Physician Assistant and Nurse Practitioner Malpractice Trends

Physician Assistant and Nurse Practitioner Malpractice Trend Article

Nurse Practitioner (NPs) and Physician’s Assistant (PAs) education programs were established in 1965 due to a new need. Today these fields have grown to represent 1/5 of the healthcare workforce. Both NPs and PAs hold an active state license to provide healthcare and prescribe medication. They are able to provide primary and specialty healthcare and are seen in nearly all medical fields. This is in contrast to the evident shortage of physicians. This demand and the widening integration of PAs and nurses brings new questions of the quality of the care provided by these fields. A study was composed from 2005-2014 by the National Practitioner Data Base seeking  malpractice trends of PAs, NPs, and physicians. The article defines malpractice as any “acts of negligence or incompetence on the part of a professional.” The results showed that physicians had more malpractice reports (2.9%) than PAs (2.2%).

Perhaps I could use this information to talk about how physicians assistants are needed ?????




5 Comments Add yours

  1. kateschroeder12 says:

    This looks like a very reliable source. Why are there a lack physicians nowadays? And maybe you could use this to talk about why physician’s are more prone to malpractice trends than PA’s are.


  2. craigmeg18 says:

    The source looks trustworthy and seems to be helpful. I wonder how often the assistants malpractice and if that could impact the care given to patients? I would use this information to look more in depth of why they are getting malpractice and how long has this been happening? Overall, this source can be useful to those who are wanting to go into the health field and help them realize what is happening in this field with assistants.


  3. davidiscool11 says:

    I agree with the others!
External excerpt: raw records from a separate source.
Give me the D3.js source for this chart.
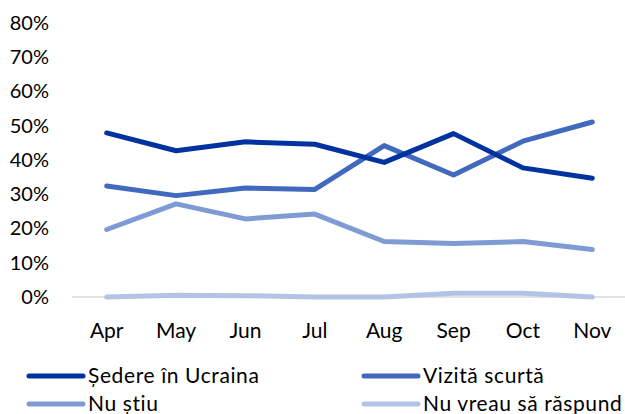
<!DOCTYPE html>
<html>
<head>
<meta charset="utf-8">
<script src="https://cdn.jsdelivr.net/npm/d3@7"></script>
<style>
  body { margin: 0; background: #fff; }
  svg text { font-family: Lato, "Open Sans", sans-serif; fill: #000; }
</style>
</head>
<body>
<svg id="chart" width="625" height="414"></svg>
<script>
// chart data
var months = ["Apr", "May", "Jun", "Jul", "Aug", "Sep", "Oct", "Nov"];
var yTicks = [0, 10, 20, 30, 40, 50, 60, 70, 80];
var seriesNames = ["Ședere în Ucraina", "Vizită scurtă", "Nu știu", "Nu vreau să răspund"];
var sedere = [47.9, 42.7, 45.3, 44.6, 39.3, 47.7, 37.7, 34.7];
var vizita = [32.4, 29.6, 31.8, 31.4, 44.2, 35.6, 45.5, 51.1];
var nuStiu = [19.7, 27.2, 22.8, 24.2, 16.2, 15.6, 16.2, 13.9];
var nuVreau = [0.0, 0.5, 0.4, 0.0, 0.0, 1.1, 1.1, 0.0];
var colors = ["#0033a0", "#4169bf", "#7f9bd4", "#b3c3e6"];

var series = [sedere, vizita, nuStiu, nuVreau];

var svg = d3.select("#chart");

var x = d3.scaleBand().domain(months).range([72, 627]);
var y = d3.scaleLinear().domain([0, 80]).range([297, 23]);

// y axis labels
var yAxis = svg.append("g")
  .attr("transform", "translate(49,0)")
  .call(d3.axisLeft(y).tickValues(yTicks).tickSize(0).tickPadding(0)
    .tickFormat(function(d) { return d + "%"; }));
yAxis.select(".domain").remove();
yAxis.selectAll("text").style("font-size", "20px");

// x axis labels
var xAxis = svg.append("g")
  .attr("transform", "translate(0,323)")
  .call(d3.axisBottom(x).tickSize(0).tickPadding(0));
xAxis.select(".domain").remove();
xAxis.selectAll("text").style("font-size", "21px");

// baseline
svg.append("line")
  .attr("x1", x.range()[0]).attr("x2", x.range()[1])
  .attr("y1", y(0)).attr("y2", y(0))
  .attr("stroke", "#d9d9d9").attr("stroke-width", 1.5);

var line = d3.line()
  .x(function(d, i) { return x(months[i]) + x.bandwidth() / 2; })
  .y(function(d) { return y(d); });

// draw lightest first so darker lines sit on top
for (var k = series.length - 1; k >= 0; k--) {
  svg.append("path")
    .datum(series[k])
    .attr("fill", "none")
    .attr("stroke", colors[k])
    .attr("stroke-width", 5)
    .attr("stroke-linecap", "round")
    .attr("stroke-linejoin", "round")
    .attr("d", line);
}

// legend
var legend = svg.append("g");
seriesNames.forEach(function(name, i) {
  var lx = i % 2 === 0 ? 29 : 364;
  var ly = i < 2 ? 376 : 404;
  legend.append("line")
    .attr("x1", lx).attr("x2", lx + 54)
    .attr("y1", ly).attr("y2", ly)
    .attr("stroke", colors[i]).attr("stroke-width", 5)
    .attr("stroke-linecap", "round");
  legend.append("text")
    .attr("x", lx + 59).attr("y", ly + 7)
    .style("font-size", "21px")
    .style("letter-spacing", "0.6px")
    .text(name);
});
</script>
</body>
</html>
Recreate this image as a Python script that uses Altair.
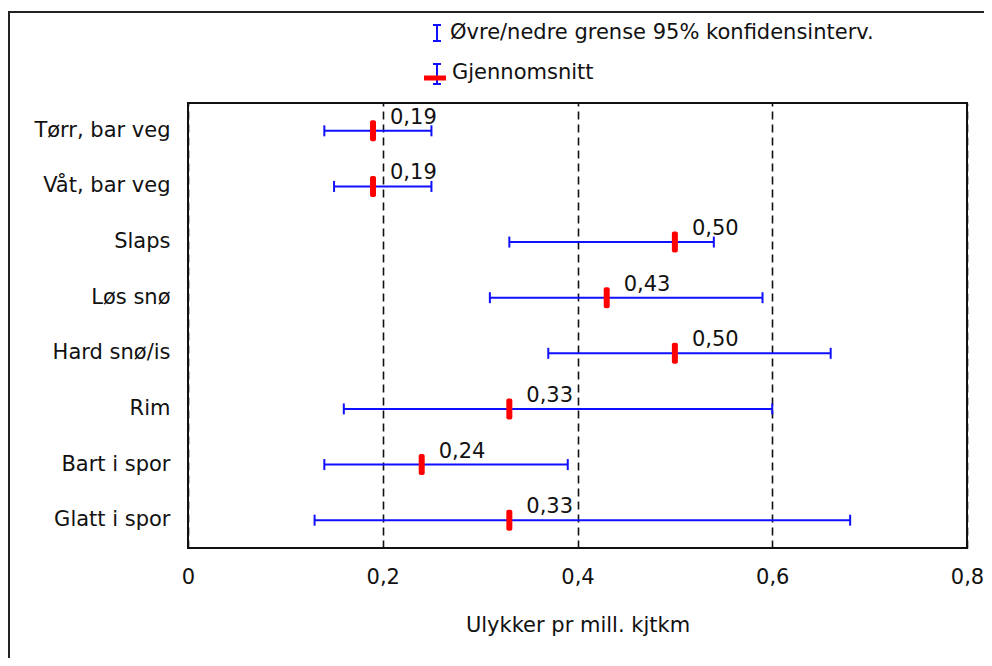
import altair as alt
import pandas as pd

categories = ["Tørr, bar veg", "Våt, bar veg", "Slaps", "Løs snø",
              "Hard snø/is", "Rim", "Bart i spor", "Glatt i spor"]
mean_vals = [0.19, 0.19, 0.50, 0.43, 0.50, 0.33, 0.24, 0.33]
lower_vals = [0.14, 0.15, 0.33, 0.31, 0.37, 0.16, 0.14, 0.13]
upper_vals = [0.25, 0.25, 0.54, 0.59, 0.66, 0.60, 0.39, 0.68]
x_ticks = [0, 0.2, 0.4, 0.6, 0.8]
legend_ci = "Øvre/nedre grense 95% konfidensinterv."
legend_mean = "Gjennomsnitt"
x_title = "Ulykker pr mill. kjtkm"

df = pd.DataFrame({"kategori": categories, "snitt": mean_vals,
                   "nedre": lower_vals, "ovre": upper_vals})
df["etikett"] = [f"{v:.2f}".replace(".", ",") for v in mean_vals]

FONT = "DejaVu Sans"
FS = 21
BLUE = "#1010ff"
RED = "#ff0000"
W, H = 779, 445

yscale = alt.Scale(type="band", paddingInner=0, paddingOuter=0)
xscale = alt.Scale(domain=[0, 0.8], nice=False, zero=False)

y_enc = alt.Y("kategori:N", sort=categories, title=None, scale=yscale,
              axis=alt.Axis(ticks=False, domain=False, labelFont=FONT,
                            labelFontSize=FS, labelColor="#111",
                            labelPadding=18, labelLimit=300))

x_axis = alt.Axis(values=x_ticks,
                  labelExpr="datum.value == 0 ? '0' : replace(format(datum.value, '.1f'), '.', ',')",
                  grid=True, gridDash=[8, 5], gridColor="#111", gridWidth=1.6,
                  ticks=False, domain=False, labelFlush=False,
                  labelFont=FONT, labelFontSize=FS,
                  labelColor="#111", labelPadding=18, title=x_title,
                  titleFont=FONT, titleFontSize=FS, titleFontWeight="normal",
                  titleColor="#111", titlePadding=27)

base = alt.Chart(df)

line = base.mark_rule(color=BLUE, strokeWidth=2, opacity=1).encode(
    y=y_enc,
    x=alt.X("nedre:Q", scale=xscale, axis=x_axis),
    x2="ovre:Q")
cap_lo = base.mark_tick(color=BLUE, size=11, thickness=2, opacity=1).encode(
    y=y_enc, x=alt.X("nedre:Q", scale=xscale))
cap_hi = base.mark_tick(color=BLUE, size=11, thickness=2, opacity=1).encode(
    y=y_enc, x=alt.X("ovre:Q", scale=xscale))
mean_mark = base.mark_tick(color=RED, size=21, thickness=6, cornerRadius=2,
                           opacity=1).encode(
    y=y_enc, x=alt.X("snitt:Q", scale=xscale))
labels = base.mark_text(align="left", baseline="middle", dx=17, dy=-13,
                        font=FONT, fontSize=FS, color="#111").encode(
    y=y_enc, x=alt.X("snitt:Q", scale=xscale), text="etikett:N")

one = pd.DataFrame({"a": [0]})


def rule(x1, x2, y1, y2, color, width):
    return alt.Chart(one).mark_rule(color=color, strokeWidth=width, opacity=1).encode(
        x=alt.value(x1), x2=alt.value(x2), y=alt.value(y1), y2=alt.value(y2))


def label(x, y, txt):
    return alt.Chart(one).mark_text(align="left", baseline="middle", font=FONT,
                                    fontSize=FS, color="#111").encode(
        x=alt.value(x), y=alt.value(y), text=alt.value(txt))


legend_layers = [
    rule(249, 249, -78, -62, BLUE, 2),
    rule(245, 253, -78, -78, BLUE, 2),
    rule(245, 253, -62, -62, BLUE, 2),
    label(262, -70, legend_ci),
    rule(249, 249, -39, -19, BLUE, 2),
    rule(245, 253, -39, -39, BLUE, 2),
    rule(245, 253, -19, -19, BLUE, 2),
    rule(236, 258, -25, -25, RED, 5),
    label(264, -30, legend_mean),
    rule(-179, -179, -92, 560, "#222", 2),
    rule(-180, 800, -91, -91, "#222", 2),
]

chart = alt.layer(line, cap_lo, cap_hi, mean_mark, labels, *legend_layers).properties(
    width=W, height=H,
    autosize=alt.AutoSizeParams(type="none"),
    padding={"left": 180, "top": 95, "right": 17, "bottom": 110},
    background="white",
).configure_view(stroke="#111", strokeWidth=2)

chart.save("out.html", embed_options={"renderer": "svg", "actions": False})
Maybe look into how physicians were educated and if that has any correlation to malpractice throughout the field.


  4. The whole malpractice angle could open things up in a million directions. Also, what are the pros/cons of going into NP and PA vs. being a doctor? Time? Money?


  5. whitbeckjacob says:

    This looks like a great source. I feel like no matter what PA’s will always be needed, whether it helps with malpractice issues or not. Why are physicians more prone to malpractice than PA’s? That feels a little…backwards..? Anyway, maybe you could research on why that happens or what PA’s are doing right that physicians aren’t.